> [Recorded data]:
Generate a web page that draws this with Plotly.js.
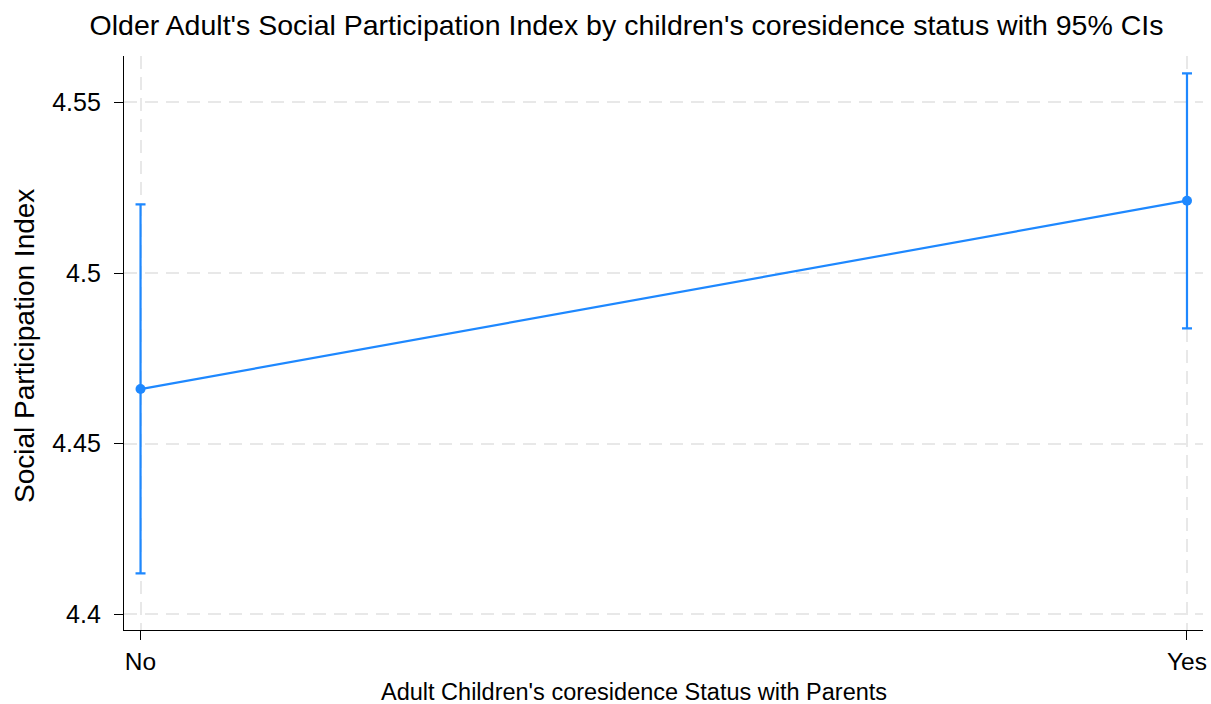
<!DOCTYPE html>
<html>
<head>
<meta charset="utf-8">
<script src="https://cdn.plot.ly/plotly-3.0.1.min.js"></script>
<style>
  html, body { margin: 0; padding: 0; background: #fff; }
  #chart { width: 1211px; height: 704px; }
</style>
</head>
<body>
<div id="chart"></div>
<script>
// Coresidence status categories and predicted index with 95% CI bounds
const categories = ["No", "Yes"];
const meanIndex = [4.466, 4.5212];
const ciLower = [4.412, 4.4838];
const ciUpper = [4.5201, 4.5585];

const yTickVals = [4.4, 4.45, 4.5, 4.55];
const yTickText = ["4.4", "4.45", "4.5", "4.55"];

const titleText = "Older Adult's Social Participation Index by children's coresidence status with 95% CIs";
const xTitleText = "Adult Children's coresidence Status with Parents";
const yTitleText = "Social Participation Index";

const blue = "#1E88FF";
const font = "Liberation Sans, Arial, sans-serif";

const trace = {
  x: categories,
  y: meanIndex,
  type: "scatter",
  mode: "lines+markers",
  line: { color: blue, width: 2.2 },
  marker: { color: blue, size: 10 },
  error_y: {
    type: "data",
    symmetric: false,
    array: meanIndex.map((m, i) => ciUpper[i] - m),
    arrayminus: meanIndex.map((m, i) => m - ciLower[i]),
    color: blue,
    thickness: 2.2,
    width: 5
  },
  hoverinfo: "x+y"
};

const gridStyle = {
  showgrid: true,
  gridcolor: "#e8e8e8",
  gridwidth: 2,
  griddash: "13px,8px"
};

const layout = {
  width: 1211,
  height: 704,
  paper_bgcolor: "#ffffff",
  plot_bgcolor: "#ffffff",
  margin: { l: 123.5, r: 8, t: 56, b: 74 },
  showlegend: false,
  font: { family: font, color: "#000" },
  title: {
    text: titleText,
    font: { family: font, size: 28.5, color: "#000" },
    xref: "container",
    x: 626.5 / 1211,
    xanchor: "center",
    yref: "container",
    y: 0.964,
    yanchor: "middle"
  },
  xaxis: Object.assign({
    type: "category",
    range: [-0.0158, 1.0153],
    showline: true,
    linecolor: "#000",
    linewidth: 1.2,
    ticks: "outside",
    ticklen: 9,
    tickcolor: "#000",
    ticklabelstandoff: 0,
    tickfont: { family: font, size: 24.5, color: "#000" },
    zeroline: false
  }, gridStyle),
  yaxis: Object.assign({
    range: [4.3954, 4.5636],
    tickvals: yTickVals,
    ticktext: yTickText,
    showline: true,
    linecolor: "#000",
    linewidth: 1.2,
    ticks: "outside",
    ticklen: 9,
    tickcolor: "#000",
    ticklabelstandoff: 8,
    tickfont: { family: font, size: 25, color: "#000" },
    zeroline: false
  }, gridStyle),
  annotations: [
    {
      text: xTitleText,
      xref: "paper", yref: "paper",
      x: (634 - 123.5) / (1203 - 123.5),
      y: -(692 - 630) / (630 - 56),
      xanchor: "center", yanchor: "middle",
      showarrow: false,
      font: { family: font, size: 23.5, color: "#000" }
    },
    {
      text: yTitleText,
      xref: "paper", yref: "paper",
      x: -(123.5 - 23.5) / (1203 - 123.5),
      y: (630 - 346) / (630 - 56),
      xanchor: "center", yanchor: "middle",
      textangle: -90,
      showarrow: false,
      font: { family: font, size: 28, color: "#000" }
    }
  ]
};

Plotly.newPlot("chart", [trace], layout, { displayModeBar: false, staticPlot: true });
</script>
</body>
</html>
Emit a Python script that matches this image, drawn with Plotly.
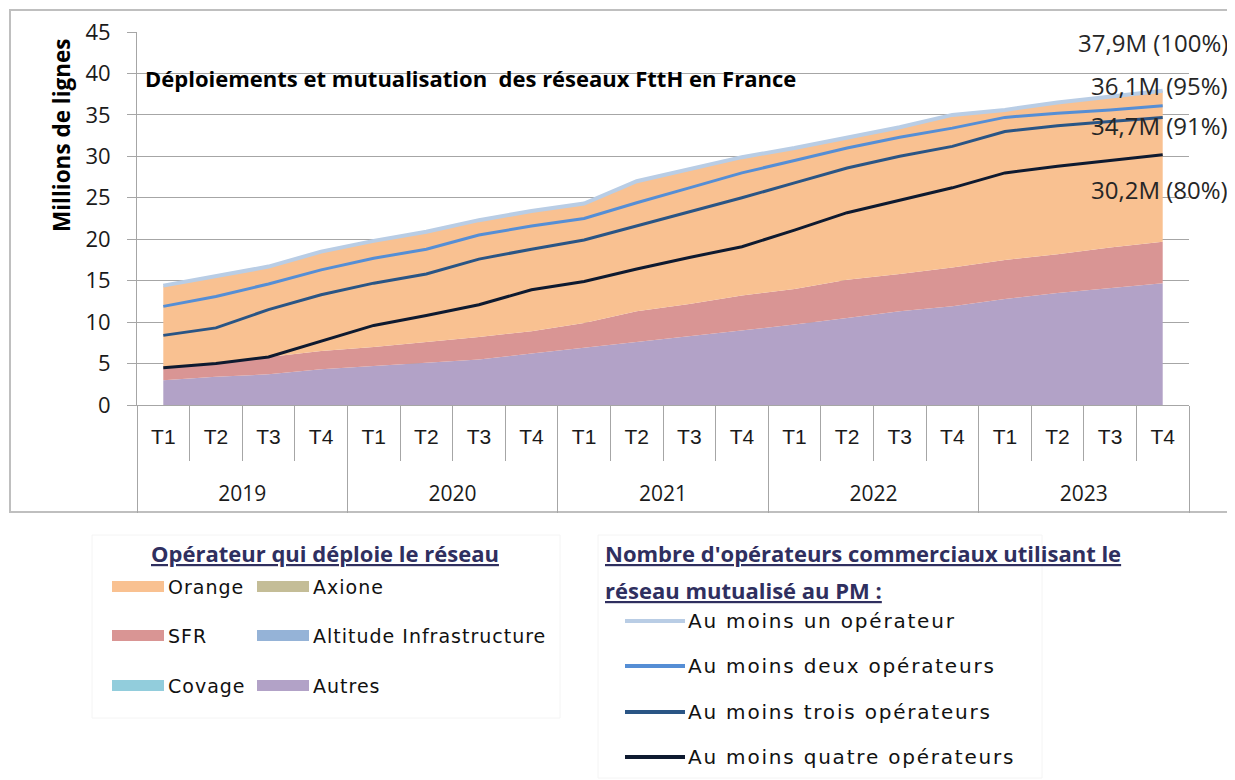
import plotly.graph_objects as go

# categories
years = ["2019", "2020", "2021", "2022", "2023"]
quarters = ["T1", "T2", "T3", "T4"]

# stacked areas : operateur qui deploie le reseau (millions de lignes)
autres = [3.0, 3.4, 3.7, 4.3, 4.7, 5.1, 5.5, 6.2, 6.9, 7.6,
          8.3, 9.0, 9.7, 10.5, 11.3, 11.9, 12.8, 13.5, 14.1, 14.7]
sfr = [1.5, 1.6, 2.1, 2.2, 2.3, 2.5, 2.7, 2.7, 3.0, 3.7,
       3.9, 4.2, 4.3, 4.6, 4.5, 4.7, 4.7, 4.7, 4.9, 5.0]
orange = [9.9, 10.6, 10.9, 12.0, 12.8, 13.3, 14.1, 14.5, 14.4, 15.7,
          16.2, 16.7, 17.0, 17.1, 17.7, 18.4, 18.1, 18.3, 18.2, 18.2]

# lines : nombre d'operateurs commerciaux au PM
au_moins_un = [14.4, 15.6, 16.7, 18.5, 19.8, 20.9, 22.3, 23.4, 24.3, 27.0,
               28.4, 29.9, 31.0, 32.2, 33.5, 35.0, 35.6, 36.5, 37.2, 37.9]
au_moins_deux = [11.9, 13.1, 14.6, 16.3, 17.7, 18.8, 20.5, 21.6, 22.5, 24.4,
                 26.2, 28.0, 29.5, 31.0, 32.3, 33.4, 34.7, 35.2, 35.6, 36.1]
au_moins_trois = [8.4, 9.3, 11.5, 13.3, 14.7, 15.8, 17.6, 18.8, 19.9, 21.6,
                  23.3, 25.0, 26.8, 28.6, 30.0, 31.2, 33.0, 33.7, 34.2, 34.7]
au_moins_quatre = [4.5, 5.0, 5.8, 7.7, 9.6, 10.8, 12.1, 13.9, 14.9, 16.4,
                   17.8, 19.1, 21.1, 23.2, 24.7, 26.2, 28.0, 28.8, 29.5, 30.2]

end_labels = ["37,9M (100%)", "36,1M (95%)", "34,7M (91%)", "30,2M (80%)"]

n = len(years) * len(quarters)
xi = list(range(n))
quarter_text = [q for y in years for q in quarters]
year_pos = [i * 4 + 1.5 for i in range(len(years))]
bounds = [i - 0.5 for i in range(n + 1)]
year_bounds = [i * 4 - 0.5 for i in range(len(years) + 1)]

# page is 1235x780, the html body adds an 8px margin
OFF = 8
W, H = 1235 - OFF, 780 - OFF
L, R, T, B = 137, 1189, 32, 405   # plot area in page pixels

GREY = "#a6a6a6"
TXT = "Open Sans, DejaVu Sans, sans-serif"
NAVY = "#2f2f5f"


def px(xp, yp):
    # page pixel -> paper coordinates
    return (xp - L) / (R - L), (B - yp) / (B - T)


fig = go.Figure()

areas = [("Autres", autres, "#b2a2c7"),
         ("SFR", sfr, "#d99594"),
         ("Orange", orange, "#f9c191")]
for name, vals, col in areas:
    fig.add_trace(go.Scatter(x=xi, y=vals, name=name, stackgroup="ops",
                             mode="lines", line=dict(width=0, color=col),
                             fillcolor=col, showlegend=False))

lines = [("Au moins un opérateur", au_moins_un, "#b9cde5", 4),
         ("Au moins deux opérateurs", au_moins_deux, "#558ed5", 3),
         ("Au moins trois opérateurs", au_moins_trois, "#2a5585", 3),
         ("Au moins quatre opérateurs", au_moins_quatre, "#0e1a30", 3)]
for name, vals, col, w in lines:
    fig.add_trace(go.Scatter(x=xi, y=vals, name=name, mode="lines",
                             line=dict(color=col, width=w), showlegend=False))

# empty traces so the helper x axes (separators, years) get drawn
for ax in ["x2", "x3", "x4"]:
    fig.add_trace(go.Scatter(x=[], y=[], xaxis=ax, yaxis="y", showlegend=False, hoverinfo="skip"))

shapes = []
annotations = []

# outer chart frame
x0, y0 = px(10, 10)
x1, y1 = px(1231, 512)
shapes.append(dict(type="rect", xref="paper", yref="paper", x0=x0, y0=y1, x1=x1, y1=y0,
                   line=dict(color="#bfbfbf", width=2), layer="below"))

# title inside plot
tx, ty = px(143, 78)
annotations.append(dict(xref="paper", yref="paper", x=tx, y=ty, xanchor="left", yanchor="middle",
                        showarrow=False, text="<b>Déploiements et mutualisation  des réseaux FttH en France</b>",
                        font=dict(family=TXT, size=22, color="#000000")))

# y axis title
ax_, ay_ = px(62, 135)
annotations.append(dict(xref="paper", yref="paper", x=ax_, y=ay_, xanchor="center", yanchor="middle",
                        textangle=-90, showarrow=False, text="<b>Millions de lignes</b>",
                        font=dict(family=TXT, size=22.5, color="#000000")))

# end-of-line value labels
for lab, ypix in zip(end_labels, [42, 85, 126, 190]):
    lx, ly = px(1230, ypix)
    annotations.append(dict(xref="paper", yref="paper", x=lx, y=ly, xanchor="right", yanchor="middle",
                            showarrow=False, text=lab,
                            font=dict(family=TXT, size=24, color="#262626")))

# legend 1 : operateur qui deploie
bx0, by0 = px(92, 535)
bx1, by1 = px(560, 718)
shapes.append(dict(type="rect", xref="paper", yref="paper", x0=bx0, y0=by1, x1=bx1, y1=by0,
                   line=dict(color="#f4f4f4", width=1), fillcolor="#ffffff"))
hx, hy = px(325, 553)
annotations.append(dict(xref="paper", yref="paper", x=hx, y=hy, xanchor="center", yanchor="middle",
                        showarrow=False, text="<u><b>Opérateur qui déploie le réseau</b></u>",
                        font=dict(family=TXT, size=22, color=NAVY)))
leg1 = [("Orange", "#f9c191", 112, 587), ("Axione", "#c4bd97", 257, 587),
        ("SFR", "#d99594", 112, 636), ("Altitude Infrastructure", "#95b3d7", 257, 636),
        ("Covage", "#92cddc", 112, 686), ("Autres", "#b2a2c7", 257, 686)]
for name, col, sx, sy in leg1:
    a0, b0 = px(sx, sy - 6)
    a1, b1 = px(sx + 52, sy + 5)
    shapes.append(dict(type="rect", xref="paper", yref="paper", x0=a0, y0=b1, x1=a1, y1=b0,
                       line=dict(width=0), fillcolor=col))
    ex, ey = px(sx + 54, sy)
    annotations.append(dict(xref="paper", yref="paper", x=ex, y=ey, xanchor="left", yanchor="middle",
                            showarrow=False,
                            text='<span style="letter-spacing:1px">' + name + "</span>",
                            font=dict(family="DejaVu Sans, sans-serif", size=19, color="#111111")))

# legend 2 : nombre d'operateurs commerciaux
bx0, by0 = px(598, 535)
bx1, by1 = px(1042, 778)
shapes.append(dict(type="rect", xref="paper", yref="paper", x0=bx0, y0=by1, x1=bx1, y1=by0,
                   line=dict(color="#f4f4f4", width=1), fillcolor="#ffffff"))
for txt, ypix in [("Nombre d'opérateurs commerciaux utilisant le", 553), ("réseau mutualisé au PM :", 590)]:
    hx, hy = px(603, ypix)
    annotations.append(dict(xref="paper", yref="paper", x=hx, y=hy, xanchor="left", yanchor="middle",
                            showarrow=False, text="<u><b>" + txt + "</b></u>",
                            font=dict(family=TXT, size=22, color=NAVY)))
for (name, vals, col, w), ypix in zip(lines, [621, 666, 712, 757]):
    a0, b0 = px(625, ypix)
    a1, _ = px(685, ypix)
    shapes.append(dict(type="line", xref="paper", yref="paper", x0=a0, y0=b0, x1=a1, y1=b0,
                       line=dict(color=col, width=4)))
    ex, ey = px(686, ypix)
    annotations.append(dict(xref="paper", yref="paper", x=ex, y=ey, xanchor="left", yanchor="middle",
                            showarrow=False,
                            text='<span style="letter-spacing:1.8px">' + name + "</span>",
                            font=dict(family="DejaVu Sans, sans-serif", size=20, color="#111111")))

xr = [-0.5, n - 0.5]
fig.update_layout(
    width=W, height=H,
    margin=dict(l=L - OFF, r=1235 - R, t=T - OFF, b=780 - B, autoexpand=False),
    paper_bgcolor="#ffffff", plot_bgcolor="#ffffff",
    showlegend=False,
    shapes=shapes, annotations=annotations,
    # quarter labels
    xaxis=dict(range=xr, tickmode="array", tickvals=xi, ticktext=quarter_text,
               showgrid=False, zeroline=False, showline=True, linecolor=GREY,
               ticks="outside", ticklen=13, tickcolor="rgba(0,0,0,0)",
               tickfont=dict(family="Liberation Sans Narrow, Liberation Sans, sans-serif", size=21, color="#1a1a1a")),
    # separators between quarters
    xaxis2=dict(range=xr, overlaying="x", anchor="y", side="bottom", tickmode="array",
                tickvals=bounds, showticklabels=False, showgrid=False, zeroline=False,
                showline=False, ticks="outside", ticklen=55, tickcolor=GREY, tickwidth=1),
    # separators between years
    xaxis3=dict(range=xr, overlaying="x", anchor="y", side="bottom", tickmode="array",
                tickvals=year_bounds, showticklabels=False, showgrid=False, zeroline=False,
                showline=False, ticks="outside", ticklen=107, tickcolor=GREY, tickwidth=1),
    # year labels
    xaxis4=dict(range=xr, overlaying="x", anchor="y", side="bottom", tickmode="array",
                tickvals=year_pos, ticktext=years, showgrid=False, zeroline=False,
                showline=False, ticks="outside", ticklen=70, tickcolor="rgba(0,0,0,0)",
                tickfont=dict(family=TXT, size=21, color="#1a1a1a")),
    yaxis=dict(range=[0, 45], dtick=5, showgrid=True, gridcolor=GREY, gridwidth=1,
               showline=True, linecolor=GREY, ticks="outside", ticklen=9, tickcolor=GREY,
               zeroline=False, ticklabelstandoff=12,
               tickfont=dict(family=TXT, size=22, color="#1a1a1a")),
)

fig.write_html("out.html")
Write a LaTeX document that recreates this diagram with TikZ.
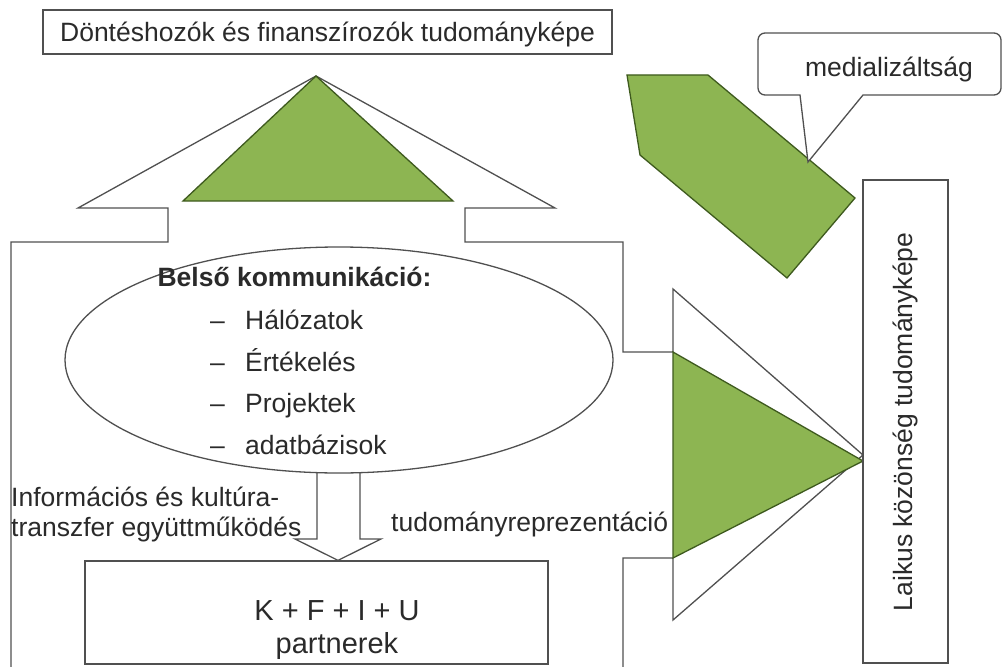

> [Given request]: The lines you need run from the one containing "Emit a Python" down to the one containing "year_bounds = [i"; print them exactly, both ends included, and leave out pictures.

> [The reply]:
Emit a Python script that matches this image, drawn with Plotly.
import plotly.graph_objects as go

# categories
years = ["2019", "2020", "2021", "2022", "2023"]
quarters = ["T1", "T2", "T3", "T4"]

# stacked areas : operateur qui deploie le reseau (millions de lignes)
autres = [3.0, 3.4, 3.7, 4.3, 4.7, 5.1, 5.5, 6.2, 6.9, 7.6,
          8.3, 9.0, 9.7, 10.5, 11.3, 11.9, 12.8, 13.5, 14.1, 14.7]
sfr = [1.5, 1.6, 2.1, 2.2, 2.3, 2.5, 2.7, 2.7, 3.0, 3.7,
       3.9, 4.2, 4.3, 4.6, 4.5, 4.7, 4.7, 4.7, 4.9, 5.0]
orange = [9.9, 10.6, 10.9, 12.0, 12.8, 13.3, 14.1, 14.5, 14.4, 15.7,
          16.2, 16.7, 17.0, 17.1, 17.7, 18.4, 18.1, 18.3, 18.2, 18.2]

# lines : nombre d'operateurs commerciaux au PM
au_moins_un = [14.4, 15.6, 16.7, 18.5, 19.8, 20.9, 22.3, 23.4, 24.3, 27.0,
               28.4, 29.9, 31.0, 32.2, 33.5, 35.0, 35.6, 36.5, 37.2, 37.9]
au_moins_deux = [11.9, 13.1, 14.6, 16.3, 17.7, 18.8, 20.5, 21.6, 22.5, 24.4,
                 26.2, 28.0, 29.5, 31.0, 32.3, 33.4, 34.7, 35.2, 35.6, 36.1]
au_moins_trois = [8.4, 9.3, 11.5, 13.3, 14.7, 15.8, 17.6, 18.8, 19.9, 21.6,
                  23.3, 25.0, 26.8, 28.6, 30.0, 31.2, 33.0, 33.7, 34.2, 34.7]
au_moins_quatre = [4.5, 5.0, 5.8, 7.7, 9.6, 10.8, 12.1, 13.9, 14.9, 16.4,
                   17.8, 19.1, 21.1, 23.2, 24.7, 26.2, 28.0, 28.8, 29.5, 30.2]

end_labels = ["37,9M (100%)", "36,1M (95%)", "34,7M (91%)", "30,2M (80%)"]

n = len(years) * len(quarters)
xi = list(range(n))
quarter_text = [q for y in years for q in quarters]
year_pos = [i * 4 + 1.5 for i in range(len(years))]
bounds = [i - 0.5 for i in range(n + 1)]
year_bounds = [i * 4 - 0.5 for i in range(len(years) + 1)]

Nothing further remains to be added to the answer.